Population and sample
Executives based in Singapore and holding management related profiles with companies integrating in different sectors which have logistics and supply chain as one of their main function forms the population of my research. Focus on Singapore has been discussed in the very first part of the research proposal.
Non Probabilistic sampling will be followed to extract sample out of the population. Sample size would be around 50. Out of sample size 50, Questionnaire will be used for majority of population and in-depth interview will be used for some respondents. The profile of people will vary in order to get a holistic picture.
Potential Outcome of the Research
The research study will provide international business and managers with valuable insights and information's on the competitive landscape of Singapore industries within the value-added network system in integration of Supply Chain Management.
The high levels of economics success and growth of Singapore have captured international attention and this has positioned Singapore as appropriate settings for management research in areas such as strategy, operations and technology. Lastly, this research adds to the literature in the integration of supply chain and a basis for future research and study.

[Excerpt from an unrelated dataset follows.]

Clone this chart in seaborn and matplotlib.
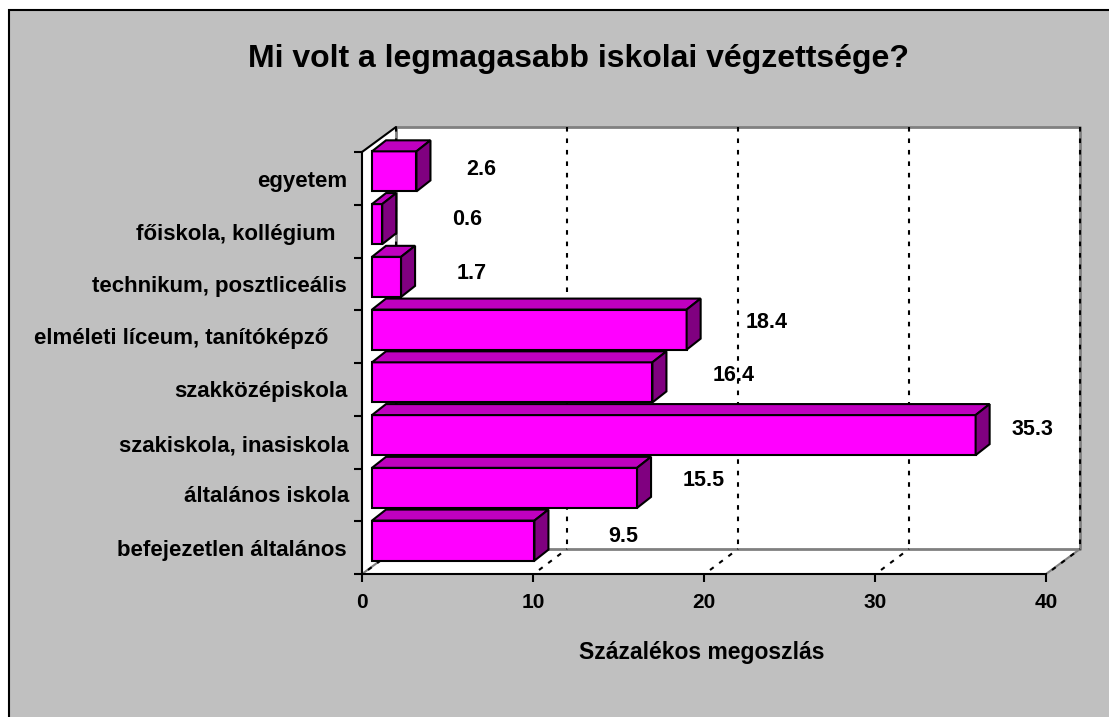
import numpy as np
import pandas as pd
import seaborn as sns
from matplotlib import pyplot as plt
from matplotlib.patches import Polygon, Rectangle
from matplotlib.transforms import Affine2D, IdentityTransform

categories = ["egyetem", "főiskola, kollégium", "technikum, posztliceális",
              "elméleti líceum, tanítóképző", "szakközépiskola",
              "szakiskola, inasiskola", "általános iskola", "befejezetlen általános"]
values = [2.6, 0.6, 1.7, 18.4, 16.4, 35.3, 15.5, 9.5]
value_labels = ["2.6", "0.6", "1.7", "18.4", "16.4", "35.3", "15.5", "9.5"]
x_ticks = [0, 10, 20, 30, 40]

# layout only, in pixels: offset of value label from bar, right end and shift of the category label
label_gap = [65, 85, 71, 80, 81, 57, 67, 89]
label_rise = [2, 5, 3, 7, 7, 6, 7, 4]
cat_right = [347, 336, 347, 328, 348, 349, 349, 347]
cat_drop = [1, 1, 0, -1, 0, 1, -1, 0]

W, H = 1109, 717
GRAY = "#c0c0c0"
EDGE = "#808080"
FRONT, TOP, SIDE = "#ff00ff", "#bf00bf", "#800080"
DASH = (0, (2.2, 3.3))
PX = IdentityTransform()

sns.set_theme(style="white")
plt.rcParams["font.family"] = ["Liberation Sans", "DejaVu Sans"]
plt.rcParams["font.weight"] = "bold"

fig = plt.figure(figsize=(W / 100, H / 100), dpi=100, facecolor="white")
fig.patches.append(Rectangle((9 / W, -0.02), 1.02, 1.02 - 10 / H, transform=fig.transFigure,
                             facecolor=GRAY, edgecolor="black", linewidth=1.5, zorder=-1))

ax = fig.add_axes([362 / W, 1 - 574 / H, 684 / W, 422 / H], facecolor="none")
df = pd.DataFrame({"category": categories, "value": values})
sns.barplot(df, x="value", y="category", order=categories, color=FRONT, saturation=1,
            width=0.76, ax=ax, edgecolor="black", linewidth=1.5, zorder=5)
ax.set_xlim(0, 40)
ax.set_ylim(7.5, -0.5)
bars = list(ax.patches)


def shifted(dx, dy):
    return ax.transData + Affine2D().translate(dx, dy)


def depth_poly(a, b, dx, dy):
    return np.array([a, a + (dx, dy), b + (dx, dy), b])


# back wall, left wall and floor
wall = shifted(34, 25)
ax.add_patch(Rectangle((0, -0.5), 40, 8, transform=wall, facecolor="white", edgecolor="none",
                       zorder=1, clip_on=False))
for pts in ([(0, -0.5), (0, 7.5)], [(0, 7.5), (40, 7.5)]):
    a, b = ax.transData.transform(pts)
    ax.add_patch(Polygon(depth_poly(a, b, 34, 25), transform=PX, facecolor="white",
                         edgecolor="none", zorder=1, clip_on=False))
ax.plot([0, 0, 40, 40, 0], [-0.5, 7.5, 7.5, -0.5, -0.5], transform=wall, color=EDGE, lw=2, zorder=2, clip_on=False)

# gridlines on wall and floor
for t in x_ticks:
    a = ax.transData.transform((t, 7.5))
    if t in (0, 40):
        ax.plot([a[0], a[0] + 34], [a[1], a[1] + 25], transform=PX, color=EDGE, lw=1.5, zorder=2, clip_on=False)
    ax.plot([t, t], [-0.5, 7.5], transform=wall, color="black", lw=1.5, ls=DASH, zorder=3, clip_on=False)
    ax.plot([a[0] + 6, a[0] + 34], [a[1] + 4, a[1] + 25], transform=PX, color="black", lw=1.5, ls=DASH, zorder=3,
            clip_on=False)
a = ax.transData.transform((0, -0.5))
ax.plot([a[0], a[0] + 34], [a[1], a[1] + 25], transform=PX, color="black", lw=1.5, zorder=3, clip_on=False)

# move the bars into their plane and add the depth faces
plane = shifted(10, 7)
d = (14, 11)
for patch, val, lab, gap, rise in zip(bars, values, value_labels, label_gap, label_rise):
    x1, y0, y1 = patch.get_width(), patch.get_y(), patch.get_y() + patch.get_height()
    patch.set_transform(plane)
    patch.set_clip_on(False)
    (xl, ytop), (xr, ybot) = plane.transform([(0, y0), (x1, y1)])
    ax.add_patch(Polygon(depth_poly(np.array((xl, ytop)), np.array((xr, ytop)), *d), transform=PX,
                         facecolor=TOP, edgecolor="black", linewidth=1.5, zorder=5, clip_on=False))
    ax.add_patch(Polygon(depth_poly(np.array((xr, ytop)), np.array((xr, ybot)), *d), transform=PX,
                         facecolor=SIDE, edgecolor="black", linewidth=1.5, zorder=5, clip_on=False))
    ax.annotate(lab, xy=(val, (y0 + y1) / 2), xycoords=plane, xytext=(gap * 0.72, rise * 0.72),
                textcoords="offset points", ha="center", va="center", fontsize=15.5, fontweight="bold",
                color="black", zorder=6)

for s in ("top", "right"):
    ax.spines[s].set_visible(False)
for s in ("left", "bottom"):
    ax.spines[s].set_color("black")
    ax.spines[s].set_linewidth(1.5)
    ax.spines[s].set_zorder(4)

ax.set_xticks(x_ticks)
ax.tick_params(axis="x", length=6, width=1.5, color="black", bottom=True, labelsize=15, pad=8, labelcolor="black")
ax.set_yticks(np.arange(-0.5, 8, 1), minor=True)
ax.tick_params(axis="y", which="minor", left=True, length=6, width=1.5, color="black")
ax.tick_params(axis="y", which="major", left=False, length=0, labelsize=16, labelcolor="black")
for tick, right, drop in zip(ax.yaxis.get_major_ticks(), cat_right, cat_drop):
    tick.set_pad((362 - right) * 0.72)
    tick.label1.set_transform(tick.label1.get_transform() + Affine2D().translate(0, -drop))
ax.set_ylabel("")
ax.set_xlabel("Százalékos megoszlás", fontsize=16.5, fontweight="bold", color="black")
ax.xaxis.set_label_coords((702 - 362) / 684, -(652 - 574) / 422, transform=ax.transAxes)
ax.xaxis.label.set_verticalalignment("center")

fig.text(578 / W, 1 - 59 / H, "Mi volt a legmagasabb iskolai végzettsége?", ha="center", va="center",
         fontsize=23, fontweight="bold", color="black")
fig.savefig("out.png", dpi=100)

Time Lines and Cost of Research
The schedule of the entire research has been given below. Maximum amount of time will be spent on data collection as it is very important to find the right respondent for this kind of research which is technical in nature. Best Attempt will be made to make sure that these timelines are followed tightly so that there are no slip ups during end time.
Fine Tuning Research Objectives
Primary Data Collecting
Final Write Up
Major cost of the research will be incurred on making calls primarily for in-depth interviews and to find the right kind of respondents.